For Kate’s summer scholars project, she focuses specifically on South Africa. South Africa had a series of four constitutions over an eighty-year period, which is relatively unique in the context of world history. She argued that each answered what she termed the ‘Native Question,’ or the need for the white majority to politically, socially and economically exploit and subject the black majority population. Kate’s project argued that each of the four constitutions from 1910, 1961, 1983, and 1994 were part of a larger historical trend based around the idea of absolute white minority control over the black majority in South Africa.
Kate says that through her summer scholars project she developed a much greater understanding and appreciation for using a discourse analysis. She shares, “Although the idea of analyzing primary source documents is familiar to me, I did not fully understand the power of language and the significance of the specific ways in which a document was written prior to this project”. This has also helped Kate as she prepares to undertake her seminar class this spring.

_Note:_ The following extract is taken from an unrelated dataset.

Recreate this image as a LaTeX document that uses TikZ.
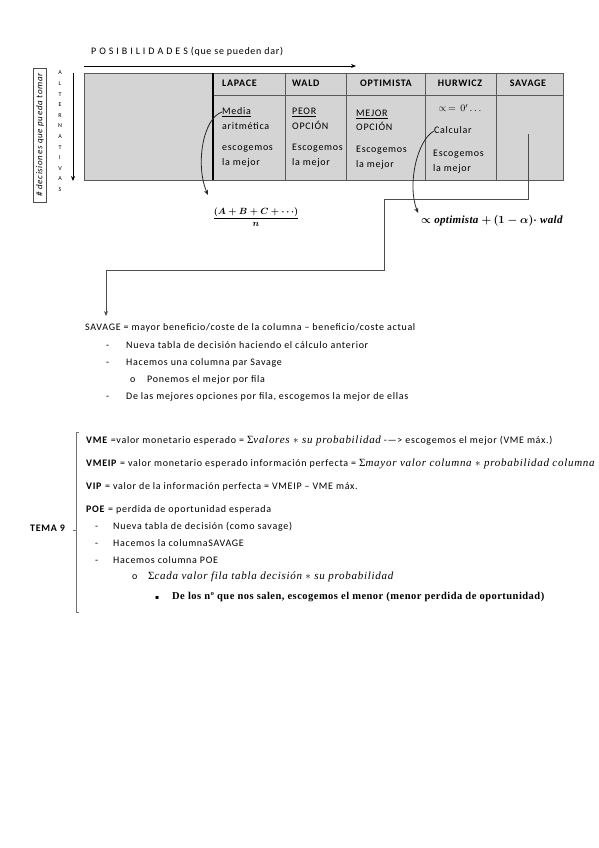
\documentclass[tikz,border=0pt]{standalone}
\usepackage{fontspec}
\setmainfont{Carlito}[LetterSpace=7]
\newfontfamily\serifit{Liberation Serif}[LetterSpace=6.5]
\newfontfamily\serifbf{Liberation Serif}[LetterSpace=4.5]
\newfontfamily\serifplain{Liberation Serif}[LetterSpace=3]
\newfontfamily\dejavu{DejaVu Sans}
\usetikzlibrary{arrows.meta}
\begin{document}
\begin{tikzpicture}[x=1pt,y=-1pt,
  txt/.style={inner sep=0pt, anchor=west, font=\fontsize{10}{11}\selectfont, text height=1.5ex, text depth=.3ex},
  hdr/.style={txt, font=\fontsize{10}{11}\selectfont\bfseries},
  hdrc/.style={hdr, anchor=center},
  small/.style={inner sep=0pt, font=\fontsize{6}{7}\selectfont},
  gridline/.style={draw=black!65, line width=0.8pt},
  conn/.style={draw=black!70, line width=0.8pt},
  arr/.style={-{Stealth[length=5pt,width=4pt]}, line width=0.8pt},
  mit/.style={inner sep=0pt, anchor=west, font=\fontsize{11}{12}\selectfont\serifit\itshape, text height=1.5ex, text depth=.3ex},
]
\useasboundingbox (0,0) rectangle (599,848);

% title and arrow
\node[txt] (tit) at (91,52) {P O S I B I L I D A D E S (que se pueden dar)};
\coordinate (ta) at (84,66);
\coordinate (tb) at (356,66);
\draw[arr] (ta) -- (tb);

% left box with rotated text
\node[draw=black!70, line width=0.8pt, rotate=90, minimum width=134pt, minimum height=13pt, inner sep=0pt,
      font=\fontsize{9}{10}\selectfont\itshape] (dec) at (40,135) {\# decisiones que pueda tomar};
\foreach \l [count=\i] in {A,L,T,E,R,N,A,T,I,V,A,S}
  \node[small] (alt\i) at (60,{73+(\i-1)*10.6}) {\l};
\coordinate (la) at (73,73);
\coordinate (lb) at (73,181);
\draw[arr] (la) -- (lb);

% table
\fill[black!17] (84,73) rectangle (563,180);
\draw[gridline] (84,73) rectangle (563,180);
\draw[gridline] (213,95) -- (563,95);
\foreach \x in {285,346,425,496} \draw[gridline] (\x,73) -- (\x,180);
\draw[black, line width=1.3pt] (213,73) -- (213,180);

\node[hdr] (h1) at (222,84) {LAPACE};
\node[hdr] (h2) at (292,84) {WALD};
\node[hdrc] (h3) at (386,84) {OPTIMISTA};
\node[hdrc] (h4) at (460,84) {HURWICZ};
\node[hdrc] (h5) at (528,84) {SAVAGE};

\node[txt] (la1) at (222,112) {\underline{Media}};
\node[txt] (la2) at (222,127) {aritmética};
\node[txt] (la3) at (222,148) {escogemos};
\node[txt] (la4) at (222,163) {la mejor};

\node[txt] (wa1) at (292,112) {\underline{PEOR}};
\node[txt] (wa2) at (292,127) {OPCIÓN};
\node[txt] (wa3) at (292,148) {Escogemos};
\node[txt] (wa4) at (292,163) {la mejor};

\node[txt] (op1) at (356,114) {\underline{MEJOR}};
\node[txt] (op2) at (356,128) {OPCIÓN};
\node[txt] (op3) at (356,150) {Escogemos};
\node[txt] (op4) at (356,165) {la mejor};

\node[txt, anchor=center] (hu1) at (460,109) {$\propto\,=\,0'\ldots$};
\node[txt] (hu2) at (434,131) {Calcular};
\node[txt] (hu3) at (433,154) {Escogemos};
\node[txt] (hu4) at (433,169) {la mejor};

% curved arrows and formulas
\coordinate (fa) at (208,195);
\draw[arr, black!85] (la1.west) .. controls (203,118) and (195,165) .. (fa);
\node[inner sep=0pt, font=\fontsize{9.5}{10}\selectfont\boldmath] (f1) at (256,217) {$\displaystyle\frac{(A+B+C+\cdots)}{n}$};

\coordinate (fb) at (418,213);
\draw[arr, black!85] (hu2.west) .. controls (417,140) and (407,185) .. (fb);
\node[inner sep=0pt, anchor=west, font=\fontsize{11}{12}\selectfont\boldmath] (f2) at (421,221)
  {$\propto$ {\serifplain\bfseries\itshape optimista} $+\,(1-\alpha)\cdot$ {\serifplain\bfseries\itshape wald}};

% connector from SAVAGE
\coordinate (sv) at (528,134);
\coordinate (se) at (106,316);
\draw[conn, arr] (sv) -- (528,199) -- (384,199) -- (384,270) -- (106,270) -- (se);

% SAVAGE text
\node[txt] (s0) at (85,328) {SAVAGE = mayor beneficio/coste de la columna – beneficio/coste actual};
\node[txt] (d1) at (106,346) {-};
\node[txt] (s1) at (126,346) {Nueva tabla de decisión haciendo el cálculo anterior};
\node[txt] (d2) at (106,363) {-};
\node[txt] (s2) at (126,363) {Hacemos una columna par Savage};
\node[txt] (o1) at (130,380) {o};
\node[txt] (s3) at (147,380) {Ponemos el mejor por fila};
\node[txt] (d3) at (106,397) {-};
\node[txt] (s4) at (126,397) {De las mejores opciones por fila, escogemos la mejor de ellas};

% TEMA 9 block
\draw[black!55, line width=0.8pt] (79,432) -- (76,432) -- (76,612) -- (79,612);
\draw[black!55, line width=0.8pt] (76,530) -- (73,530);
\node[hdr] (tema) at (30,529) {TEMA 9};

\node[txt] (v1) at (86,441) {\textbf{VME} =valor monetario esperado = {\fontsize{11}{12}\selectfont\serifit\itshape{\upshape Σ}valores $\ast$ su probabilidad} -{}—{}> escogemos el mejor (VME máx.)};
\node[txt] (v2) at (86,464) {\textbf{VMEIP} = valor monetario esperado información perfecta = {\fontsize{11}{12}\selectfont\serifit\itshape{\upshape Σ}mayor valor columna $\ast$ probabilidad columna}};
\node[txt] (v3) at (86,487) {\textbf{VIP} = valor de la información perfecta = VMEIP – VME máx.};
\node[txt] (v4) at (86,510) {\textbf{POE} = perdida de oportunidad esperada};
\node[txt] (e1) at (95,527) {-};
\node[txt] (p1) at (113,527) {Nueva tabla de decisión (como savage)};
\node[txt] (e2) at (95,544) {-};
\node[txt] (p2) at (113,544) {Hacemos la columnaSAVAGE};
\node[txt] (e3) at (95,561) {-};
\node[txt] (p3) at (113,561) {Hacemos columna POE};
\node[txt] (o2) at (132,577) {o};
\node[mit] (p4) at (148,577) {{\upshape Σ}cada valor fila tabla decisión $\ast$ su probabilidad};
\node[txt, font=\fontsize{6}{7}\selectfont\dejavu] (sq) at (155,597) {▪};
\node[txt, font=\fontsize{10.5}{11}\selectfont\serifbf\bfseries] (p5) at (172,597) {De los nº que nos salen, escogemos el menor (menor perdida de oportunidad)};
\end{tikzpicture}
\end{document}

Furthermore, the generalizations that she was able to make in the context of South Africa have helped her to conceptualize the importance of case studies and their implications in the framework of International Relations. Before this experience Kate’s research methods class gave her a basic understanding of research skills for political scientists. She adds, “The Summer Scholars program gave me the opportunity to develop my research skills far past any class assignment.” Kate also adds that this project complemented the historical background required for those under the umbrella of Public Affairs.
For the first time I was able to develop a project purely based around my curiosities and it has made me more eager to explore different historical patterns as well”. It seems that while students have the potential to do great things in the classroom, they also have the potential to do great things outside of the classroom. Kate encourages her peers to seize any opportunity, even if they are not sure about it. The program allowed Kate to develop a relationship with her professor outside of the classroom, and the one on one planning that went into her project allowed her to generate a polished product at the end of the summer.